If the points $A (a, -11), B (5, b), C (2, 15)$ and $D (1, 1)$ are the vertices of a parallelogram $ABCD$, find the values of $a$ and $b$.

Given:

The points $A (a, -11), B (5, b), C (2, 15)$ and $D (1, 1)$ are the vertices of a parallelogram $ABCD$.

To do:

We have to find the values of $a$ and $b$.

Solution:

Let the diagonals $AC$ and $BD$ bisect each other at $O$.

Using the mid-point formula, we get,

\( \mathrm{O} \) is the mid-point of \( \mathrm{AC} \)
The coordinates of \( \mathrm{O} \) are \( \left(\frac{2+a}{2}, \frac{-11+15}{2}\right) \)

\( =(\frac{2+a}{2}, \frac{4}{2}) \)

\( =(\frac{2+a}{2}, 2) \)
Similarly,

\( \mathrm{O} \) is the mid-point of \( \mathrm{BD} \).
The coordinates of \( \mathrm{O} \) are \( \left(\frac{5+1}{2}, \frac{b+1}{2}\right) \)

\( =\left(\frac{6}{2}, \frac{b+1}{2}\right) \) 
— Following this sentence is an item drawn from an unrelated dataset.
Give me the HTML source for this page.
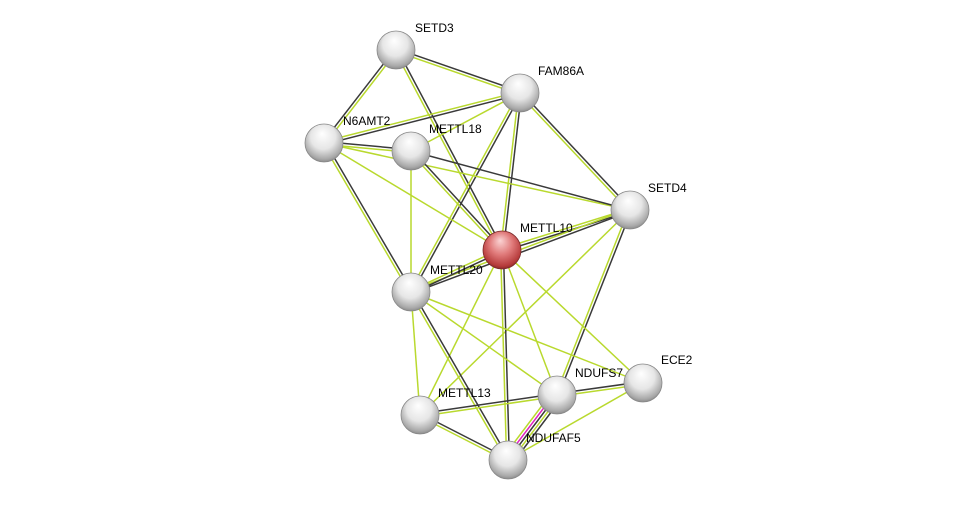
<!DOCTYPE html>
<html><head><meta charset="utf-8"><style>
html,body{margin:0;padding:0;background:#fff;width:975px;height:505px;overflow:hidden}
text{font-family:"Liberation Sans",sans-serif;font-size:12px;fill:#000}
</style></head><body>
<svg id="s" width="975" height="505" viewBox="0 0 975 505" xmlns="http://www.w3.org/2000/svg">
<defs>
<radialGradient id="g" cx="50%" cy="40%" r="60%" fx="45%" fy="25%">
<stop offset="0" stop-color="#ffffff"/><stop offset="0.55" stop-color="#e6e6e6"/><stop offset="0.9" stop-color="#a8a8a8"/><stop offset="1" stop-color="#8c8c8c"/></radialGradient>
<radialGradient id="r" cx="50%" cy="40%" r="60%" fx="45%" fy="25%">
<stop offset="0" stop-color="#fbd4d4"/><stop offset="0.5" stop-color="#e07a7a"/><stop offset="0.9" stop-color="#b53a3a"/><stop offset="1" stop-color="#8a2a2a"/></radialGradient>
</defs>
<g id="edges"></g>
<g id="nodes"></g>
<text x="415" y="32">SETD3</text>
<text x="538" y="75">FAM86A</text>
<text x="343" y="125">N6AMT2</text>
<text x="429" y="133">METTL18</text>
<text x="648" y="192">SETD4</text>
<text x="520" y="232">METTL10</text>
<text x="430" y="274">METTL20</text>
<text x="661" y="364">ECE2</text>
<text x="575" y="377">NDUFS7</text>
<text x="438" y="397">METTL13</text>
<text x="526" y="442">NDUFAF5</text>
</svg>
<script>
var N={SETD3:[396,50],FAM86A:[520,93],N6AMT2:[324,143],METTL18:[411,151],SETD4:[630,210],METTL10:[502,250],METTL20:[411,292],ECE2:[643,383],NDUFS7:[557,395],METTL13:[420,415],NDUFAF5:[508,460]};
var D="#3a3a3a",G="#b9d92e",M="#e020c0";
var E=[["SETD3","FAM86A",[D,G]],["SETD3","N6AMT2",[G,D]],["SETD3","METTL10",[D,G]],
["FAM86A","N6AMT2",[D,G]],["FAM86A","METTL18",[G]],["FAM86A","METTL10",[D,G]],["FAM86A","SETD4",[D,G]],["FAM86A","METTL20",[D,G]],
["N6AMT2","METTL18",[D,G]],["N6AMT2","METTL10",[G]],["N6AMT2","METTL20",[D,G]],["N6AMT2","SETD4",[G]],
["METTL18","METTL10",[D,G]],["METTL18","METTL20",[G]],["METTL18","SETD4",[D]],
["SETD4","METTL10",[D,G]],["SETD4","METTL20",[D,G]],["SETD4","NDUFS7",[D,G]],["SETD4","METTL13",[G]],
["METTL10","METTL20",[D,G]],["METTL10","NDUFAF5",[D,G]],["METTL10","NDUFS7",[G]],["METTL10","ECE2",[G]],["METTL10","METTL13",[G]],
["METTL20","METTL13",[G]],["METTL20","NDUFAF5",[D,G]],["METTL20","NDUFS7",[G]],["METTL20","ECE2",[G]],
["METTL13","NDUFS7",[D,G]],["METTL13","NDUFAF5",[D,G]],["NDUFS7","NDUFAF5",[D,G,D,M,G]],["NDUFS7","ECE2",[D,G]],["NDUFAF5","ECE2",[G]]];
var ns="http://www.w3.org/2000/svg",eg=document.getElementById("edges"),ng=document.getElementById("nodes");
E.forEach(function(e){var a=N[e[0]],b=N[e[1]],dx=b[0]-a[0],dy=b[1]-a[1],L=Math.hypot(dx,dy),px=-dy/L,py=dx/L,c=e[2],n=c.length;
c.forEach(function(col,i){var o=(i-(n-1)/2)*2.8;var l=document.createElementNS(ns,"line");
l.setAttribute("x1",a[0]+px*o);l.setAttribute("y1",a[1]+py*o);l.setAttribute("x2",b[0]+px*o);l.setAttribute("y2",b[1]+py*o);
l.setAttribute("stroke",col);l.setAttribute("stroke-width","1.5");eg.appendChild(l);});});
for(var k in N){var c=document.createElementNS(ns,"circle");c.setAttribute("cx",N[k][0]);c.setAttribute("cy",N[k][1]);c.setAttribute("r",19);
c.setAttribute("fill",k=="METTL10"?"url(#r)":"url(#g)");c.setAttribute("stroke",k=="METTL10"?"#7a2a2a":"#888");c.setAttribute("stroke-width","0.8");ng.appendChild(c);}
</script>
</body></html>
\( =\left(3, \frac{b+1}{2}\right) \)
On comparing, we get,
\( \frac{2+a}{2}=3 \)

\( \Rightarrow 2+a=6 \)

\( \Rightarrow a=6-2=4 \)
\( \frac{b+1}{2}=2 \)

\( \Rightarrow b+1=4 \)

\( \Rightarrow b=4-1=3 \)

The values of $a$ and $b$ are $4$ and $3$ respectively.